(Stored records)
──────

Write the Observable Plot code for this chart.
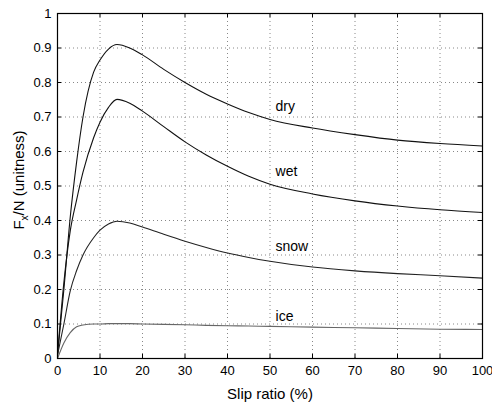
<!DOCTYPE html>
<html>
<head>
<meta charset="utf-8">
<script src="https://cdn.jsdelivr.net/npm/d3@7"></script>
<script src="https://cdn.jsdelivr.net/npm/@observablehq/plot@0.6"></script>
<style>
  html, body { margin: 0; padding: 0; background: #fff; }
  #chart { width: 492px; height: 409px; }
</style>
</head>
<body>
<div id="chart"></div>
<script>
// Slip ratio (%) sample positions
const slip = [0, 1.5, 3, 4.5, 6, 8.5, 10, 12, 14, 17, 20, 25, 30, 35, 40, 45, 50, 60, 70, 80, 90, 100];
// Fx/N values
const dry  = [0.01, 0.20, 0.41, 0.57, 0.70, 0.83, 0.865, 0.897, 0.91, 0.90, 0.88, 0.838, 0.80, 0.766, 0.738, 0.713, 0.693, 0.668, 0.649, 0.633, 0.623, 0.616];
const wet  = [0.01, 0.22, 0.37, 0.46, 0.54, 0.64, 0.685, 0.728, 0.751, 0.74, 0.717, 0.672, 0.628, 0.59, 0.557, 0.528, 0.505, 0.477, 0.457, 0.442, 0.431, 0.423];
const snow = [0.01, 0.10, 0.196, 0.255, 0.30, 0.35, 0.372, 0.39, 0.398, 0.393, 0.381, 0.36, 0.34, 0.322, 0.306, 0.293, 0.282, 0.265, 0.254, 0.246, 0.240, 0.233];
const ice  = [0.0, 0.045, 0.075, 0.092, 0.097, 0.10, 0.10, 0.101, 0.101, 0.101, 0.10, 0.099, 0.098, 0.096, 0.095, 0.094, 0.093, 0.091, 0.089, 0.087, 0.085, 0.084];

const seriesNames = ["dry", "wet", "snow", "ice"];
const seriesColors = ["#111", "#111", "#222", "#666"];
// Curve label anchors (x, y in data units)
const labelX = [51.3, 51.3, 51.3, 51.3];
const labelY = [0.729, 0.543, 0.326, 0.123];

const xTicks = [0, 10, 20, 30, 40, 50, 60, 70, 80, 90, 100];
const yTicks = [0, 0.1, 0.2, 0.3, 0.4, 0.5, 0.6, 0.7, 0.8, 0.9, 1];
const xLabel = "Slip ratio (%)";

const allSeries = [dry, wet, snow, ice];
const rows = [];
allSeries.forEach((vals, si) => {
  vals.forEach((v, i) => rows.push({series: seriesNames[si], x: slip[i], y: v}));
});
const labels = seriesNames.map((n, i) => ({name: n, x: labelX[i], y: labelY[i]}));

const font = "'Liberation Sans', Arial, Helvetica, sans-serif";

const plot = Plot.plot({
  width: 492,
  height: 409,
  marginLeft: 57,
  marginRight: 10,
  marginTop: 13,
  marginBottom: 51,
  style: {fontFamily: font, fontSize: "13px", color: "#000", background: "#fff"},
  x: {domain: [0, 100]},
  y: {domain: [0, 1]},
  color: {domain: seriesNames, range: seriesColors},
  marks: [
    Plot.gridX(xTicks, {stroke: "#888", strokeOpacity: 1, strokeDasharray: "1,3"}),
    Plot.gridY(yTicks, {stroke: "#888", strokeOpacity: 1, strokeDasharray: "1,3"}),
    Plot.axisX(xTicks, {tickSize: 0, tickPadding: 7, tickFormat: d => String(d), label: null, fontSize: 13}),
    Plot.axisY(yTicks, {tickSize: 0, tickPadding: 6, tickFormat: d => String(d), label: null, fontSize: 13}),
    // inward tick marks on all four sides
    Plot.ruleX(xTicks, {x: d => d, y1: 0, y2: 0.012, stroke: "#000"}),
    Plot.ruleX(xTicks, {x: d => d, y1: 0.988, y2: 1, stroke: "#000"}),
    Plot.ruleY(yTicks, {y: d => d, x1: 0, x2: 0.95, stroke: "#000"}),
    Plot.ruleY(yTicks, {y: d => d, x1: 99.05, x2: 100, stroke: "#000"}),
    Plot.line(rows, {x: "x", y: "y", z: "series", stroke: "series", strokeWidth: 1.1, curve: "monotone-x"}),
    Plot.text(labels, {x: "x", y: "y", text: "name", textAnchor: "start", fontSize: 14, fill: "#000"}),
    Plot.text([xLabel], {frameAnchor: "bottom", dy: 40, fontSize: 15, fill: "#000"}),
    Plot.frame({stroke: "#000", strokeWidth: 1.2})
  ]
});

// y-axis title with a true subscript
const svg = d3.select(plot);
const t = svg.append("text")
  .attr("transform", "translate(24,180) rotate(-90)")
  .attr("text-anchor", "middle")
  .attr("font-family", font)
  .attr("font-size", 15)
  .attr("fill", "#000");
t.append("tspan").text("F");
t.append("tspan").attr("font-size", 10).attr("dy", 4).text("x");
t.append("tspan").attr("dy", -4).text("/N (unitness)");

document.getElementById("chart").appendChild(plot);
</script>
</body>
</html>
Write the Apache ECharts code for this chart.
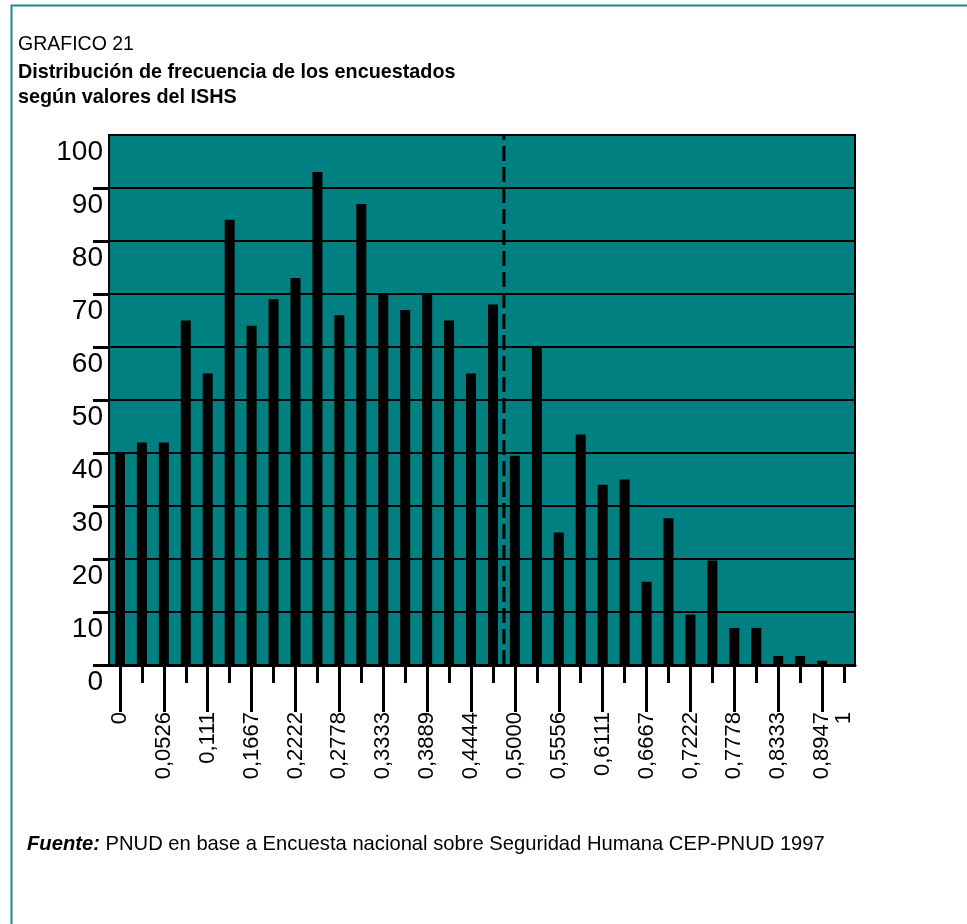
<!DOCTYPE html>
<html>
<head>
<meta charset="utf-8">
<title>GRAFICO 21</title>
<script src="https://cdn.jsdelivr.net/npm/echarts@6/dist/echarts.min.js"></script>
<style>
  html, body { margin: 0; padding: 0; background: #fff; }
  #chart { width: 967px; height: 924px; }
</style>
</head>
<body>
<div id="chart"></div>
<script>
// ISHS values on the x axis (only every other one is labelled)
const ishsLabels = [
  '0', '', '0,0526', '', '0,111', '', '0,1667', '', '0,2222', '',
  '0,2778', '', '0,3333', '', '0,3889', '', '0,4444', '', '0,5000', '',
  '0,5556', '', '0,6111', '', '0,6667', '', '0,7222', '', '0,7778', '',
  '0,8333', '', '0,8947', '1'
];
// number of respondents per ISHS value
const frequency = [
  40, 42, 42, 65, 55, 84, 64, 69, 73, 93,
  66, 87, 70, 67, 70, 65, 55, 68, 39.5, 60,
  25, 43.5, 34, 35, 15.7, 27.7, 9.5, 19.7, 7, 7,
  1.7, 1.7, 0.8, 0
];
const yTicks = [0, 10, 20, 30, 40, 50, 60, 70, 80, 90, 100];
// dashed cut line, on the left edge of the 0,5000 category
const cutAt = 18;

const font = "'Liberation Sans', Arial, Helvetica, sans-serif";
const teal = '#008080';

const chart = echarts.init(document.getElementById('chart'));

const option = {
  backgroundColor: '#fff',
  animation: false,
  graphic: [
    {
      type: 'rect',
      left: 9, top: 3,
      shape: { width: 1000, height: 1000 },
      style: { fill: 'none', stroke: '#1a8a86', lineWidth: 2 },
      silent: true
    },
    {
      type: 'text', left: 18, top: 35,
      style: { text: 'GRAFICO 21', font: '19.5px ' + font, fill: '#000' }
    },
    {
      type: 'text', left: 18, top: 63,
      style: { text: 'Distribución de frecuencia de los encuestados', font: 'bold 19.8px ' + font, fill: '#000' }
    },
    {
      type: 'text', left: 18, top: 88,
      style: { text: 'según valores del ISHS', font: 'bold 19.8px ' + font, fill: '#000' }
    },
    {
      type: 'text', left: 27, top: 834,
      style: {
        text: '{b|Fuente:} PNUD en base a Encuesta nacional sobre Seguridad Humana CEP-PNUD 1997',
        font: '20.2px ' + font,
        fill: '#000',
        rich: {
          b: { fontWeight: 'bold', fontStyle: 'italic', fontSize: 20.2, fontFamily: font }
        }
      }
    }
  ],
  grid: {
    left: 109, right: 112, top: 135, bottom: 259,
    show: true,
    backgroundColor: teal,
    borderColor: '#000',
    borderWidth: 2
  },
  xAxis: [
    {
      // short ticks + labels
      type: 'category',
      position: 'bottom',
      data: ishsLabels,
      axisLine: { show: true, lineStyle: { color: '#000', width: 3 } },
      axisTick: {
        show: true,
        alignWithLabel: true,
        interval: (i) => i % 2 === 1,
        length: 18,
        lineStyle: { color: '#000', width: 3 }
      },
      axisLabel: {
        interval: 0,
        rotate: 90,
        margin: 47,
        color: '#000',
        fontSize: 22,
        fontFamily: font
      },
      splitLine: { show: false }
    },
    {
      // long ticks at the labelled values
      type: 'category',
      position: 'bottom',
      data: ishsLabels,
      axisLine: { show: false },
      axisTick: {
        show: true,
        alignWithLabel: true,
        interval: (i) => i % 2 === 0 && i < ishsLabels.length - 1,
        length: 47,
        lineStyle: { color: '#000', width: 3 }
      },
      axisLabel: { show: false },
      splitLine: { show: false }
    },
    {
      // helper axis for the cut line
      type: 'value',
      show: false,
      min: 0,
      max: ishsLabels.length
    }
  ],
  yAxis: {
    type: 'value',
    min: yTicks[0],
    max: yTicks[yTicks.length - 1],
    interval: 10,
    axisLine: { show: true, lineStyle: { color: '#000', width: 2 } },
    axisTick: {
      show: true,
      customValues: yTicks.slice(0, -1),
      length: 16,
      lineStyle: { color: '#000', width: 3 }
    },
    axisLabel: {
      color: '#000',
      fontSize: 28,
      fontFamily: font,
      margin: 6,
      verticalAlign: 'top',
      lineHeight: 34
    },
    splitLine: { show: true, lineStyle: { color: '#000', width: 2 } }
  },
  series: [
    {
      name: 'Frecuencia',
      type: 'bar',
      xAxisIndex: 0,
      data: frequency,
      barWidth: 10,
      itemStyle: { color: '#000' }
    },
    {
      name: 'corte',
      type: 'line',
      xAxisIndex: 2,
      data: [[cutAt, yTicks[0]], [cutAt, yTicks[yTicks.length - 1]]],
      symbol: 'none',
      silent: true,
      z: 5,
      lineStyle: { color: '#000', width: 3, type: [15, 6] }
    }
  ]
};

chart.setOption(option);
</script>
</body>
</html>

──────

> INSTRUCTION
Give again the lines from "Write the Apache ECharts code for this chart." to "const chart = echarts.init(document.getElementById('chart'));" exactly, both of those lines included, and do not include any pictures.

> SOLUTION FOR THIS TASK
Write the Apache ECharts code for this chart.
<!DOCTYPE html>
<html>
<head>
<meta charset="utf-8">
<title>GRAFICO 21</title>
<script src="https://cdn.jsdelivr.net/npm/echarts@6/dist/echarts.min.js"></script>
<style>
  html, body { margin: 0; padding: 0; background: #fff; }
  #chart { width: 967px; height: 924px; }
</style>
</head>
<body>
<div id="chart"></div>
<script>
// ISHS values on the x axis (only every other one is labelled)
const ishsLabels = [
  '0', '', '0,0526', '', '0,111', '', '0,1667', '', '0,2222', '',
  '0,2778', '', '0,3333', '', '0,3889', '', '0,4444', '', '0,5000', '',
  '0,5556', '', '0,6111', '', '0,6667', '', '0,7222', '', '0,7778', '',
  '0,8333', '', '0,8947', '1'
];
// number of respondents per ISHS value
const frequency = [
  40, 42, 42, 65, 55, 84, 64, 69, 73, 93,
  66, 87, 70, 67, 70, 65, 55, 68, 39.5, 60,
  25, 43.5, 34, 35, 15.7, 27.7, 9.5, 19.7, 7, 7,
  1.7, 1.7, 0.8, 0
];
const yTicks = [0, 10, 20, 30, 40, 50, 60, 70, 80, 90, 100];
// dashed cut line, on the left edge of the 0,5000 category
const cutAt = 18;

const font = "'Liberation Sans', Arial, Helvetica, sans-serif";
const teal = '#008080';

const chart = echarts.init(document.getElementById('chart'));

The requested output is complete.